## GOAL
Gather, from the data below, each line in which the word "script" occurs.

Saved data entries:
START
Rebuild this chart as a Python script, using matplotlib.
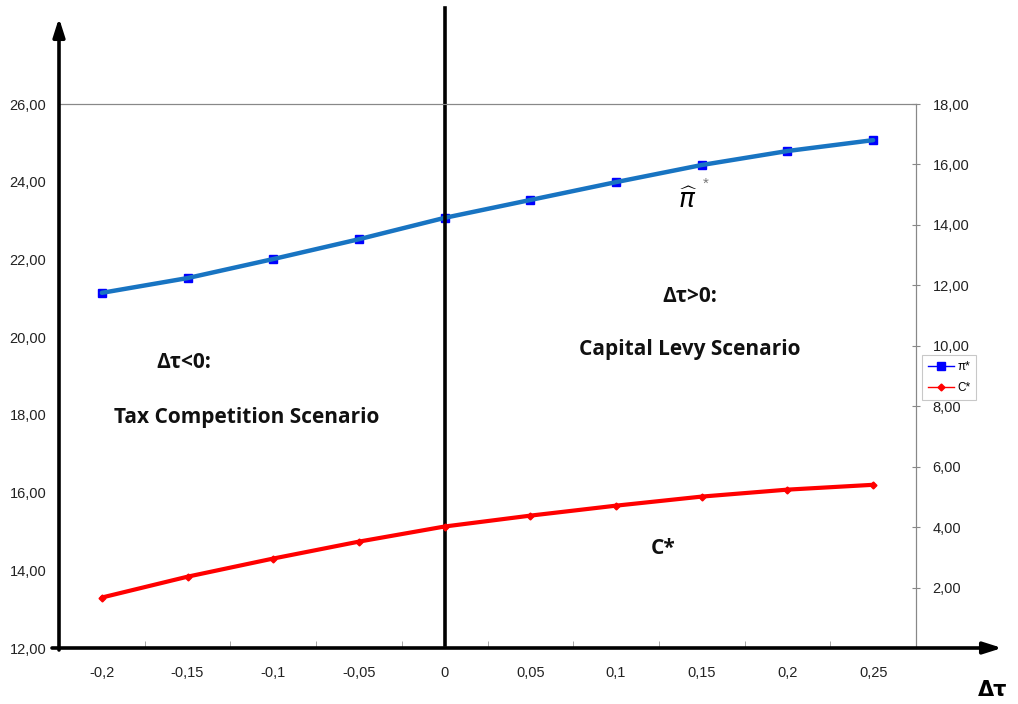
import numpy as np
from matplotlib import pyplot as plt
from matplotlib.ticker import FuncFormatter, FixedLocator

# data
dtau_labels = ["-0,2", "-0,15", "-0,1", "-0,05", "0", "0,05", "0,1", "0,15", "0,2", "0,25"]
pi_star = [21.14, 21.52, 22.01, 22.52, 23.07, 23.53, 23.99, 24.43, 24.79, 25.07]
c_star = [1.67, 2.36, 2.96, 3.52, 4.02, 4.38, 4.71, 5.01, 5.24, 5.40]

W, H = 1018, 704
def fx(px):
    return px / W
def fy(py):
    return 1 - py / H

plt.rcParams['font.family'] = ['Liberation Sans', 'DejaVu Sans']
fig = plt.figure(figsize=(W / 100, H / 100), dpi=100)

L, R, T, B = 59, 916, 104, 648
ax = fig.add_axes([fx(L), fy(B), fx(R - L), (B - T) / H])
ax2 = ax.twinx()

x = np.arange(len(dtau_labels))

# pi* : thin series with square markers, then thick overlay line
ax.plot(x, pi_star, color='#0000ff', lw=1, marker='s', ms=6, zorder=3)
ax.plot(x, pi_star, color='#1874c2', lw=3.2, zorder=4, solid_capstyle='round')
ax2.plot(x, c_star, color='#ff0000', lw=1, marker='D', ms=3.5, zorder=3)
ax2.plot(x, c_star, color='#ff0000', lw=3, zorder=4, solid_capstyle='round')

ax.set_xlim(-0.5, len(dtau_labels) - 0.5)
ax.set_ylim(12, 26)
ax2.set_ylim(0, 18)

comma = FuncFormatter(lambda v, p: ("%.2f" % v).replace('.', ','))
ax.set_yticks(np.arange(12, 27, 2))
ax.yaxis.set_major_formatter(comma)
ax.tick_params(axis='y', length=0, pad=9, labelsize=10.5, labelcolor='#222222')
ax2.set_yticks(np.arange(2, 19, 2))
ax2.yaxis.set_major_formatter(comma)
ax2.tick_params(axis='y', direction='inout', length=6, width=0.8, color='#888888',
                pad=9, labelsize=10.5, labelcolor='#222222')

ax.set_xticks(x)
ax.set_xticklabels(dtau_labels)
ax.xaxis.set_minor_locator(FixedLocator(np.arange(0.5, len(dtau_labels) - 1, 1)))
ax.tick_params(axis='x', which='major', length=0, pad=13, labelsize=10.5, labelcolor='#222222')
ax.tick_params(axis='x', which='minor', direction='in', length=5, color='#999999')

for a in (ax, ax2):
    a.spines['left'].set_visible(False)
    a.spines['bottom'].set_visible(False)
    a.spines['top'].set_color('#888888')
    a.spines['right'].set_color('#888888')
    a.spines['top'].set_linewidth(0.8)
    a.spines['right'].set_linewidth(0.8)
    a.patch.set_visible(False)

# vertical separator at dtau = 0
ax.axvline(4, ymin=(B - 645) / (B - T), ymax=(B - 8) / (B - T), color='black', lw=2.6,
           clip_on=False, zorder=5)

# axis arrows
arrow = dict(arrowstyle='-|>,head_length=1.1,head_width=0.35', color='black', lw=2.6,
             shrinkA=0, shrinkB=0)
fig.add_artist(plt.Annotation('', xy=(fx(59), fy(18)), xytext=(fx(59), fy(650)),
                              xycoords='figure fraction', arrowprops=arrow))
fig.add_artist(plt.Annotation('', xy=(fx(1002), fy(648)), xytext=(fx(52), fy(648)),
                              xycoords='figure fraction', arrowprops=arrow))

# annotations
bold = dict(fontweight='bold', fontsize=15, ha='center', va='center',
            family=['Open Sans', 'DejaVu Sans'], color='#111111')
fig.text(fx(184), fy(362), "Δτ<0:", **bold)
fig.text(fx(247), fy(418), "Tax Competition Scenario", **bold)
fig.text(fx(690), fy(296), "Δτ>0:", **bold)
fig.text(fx(690), fy(349), "Capital Levy Scenario", **bold)
fig.text(fx(663), fy(548), "C*", **bold)
fig.text(fx(993), fy(690), "Δτ", fontweight='bold', fontsize=15, ha='center', va='center',
         family=['DejaVu Sans'])
fig.text(fx(688), fy(200), r"$\widehat{\pi}$", fontsize=19, ha='center', va='center')
fig.text(fx(706), fy(184), "*", fontsize=11, ha='center', va='center', color='#777777')

# legend
h1, = ax.plot([], [], color='#0000ff', lw=1, marker='s', ms=6)
h2, = ax.plot([], [], color='#ff0000', lw=1, marker='D', ms=3.5)
leg = fig.legend([h1, h2], ["π*", "C*"], loc='upper left',
                 bbox_to_anchor=(fx(922), fy(355)), fontsize=8.5, frameon=True,
                 fancybox=False, edgecolor='#bbbbbb', handlelength=2.2,
                 borderpad=0.5, labelspacing=0.8, handletextpad=0.3, borderaxespad=0)
leg.get_frame().set_linewidth(0.8)

fig.savefig('out.png', dpi=100)
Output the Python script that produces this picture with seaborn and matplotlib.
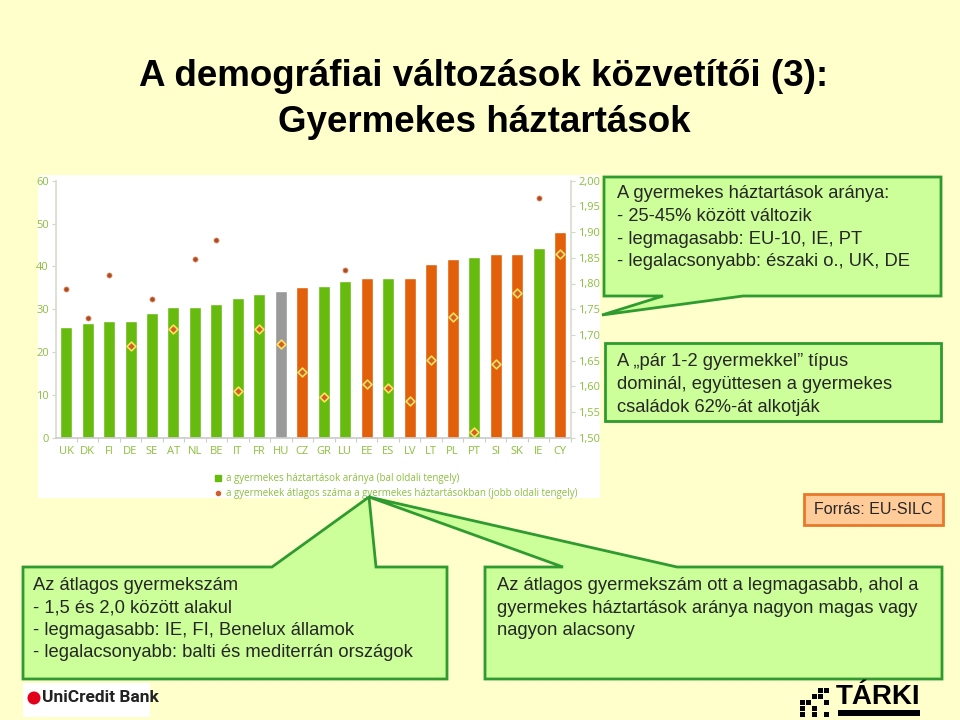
END
## WORKED SOLUTION
Rebuild this chart as a Python script, using matplotlib.
Output the Python script that produces this picture with seaborn and matplotlib.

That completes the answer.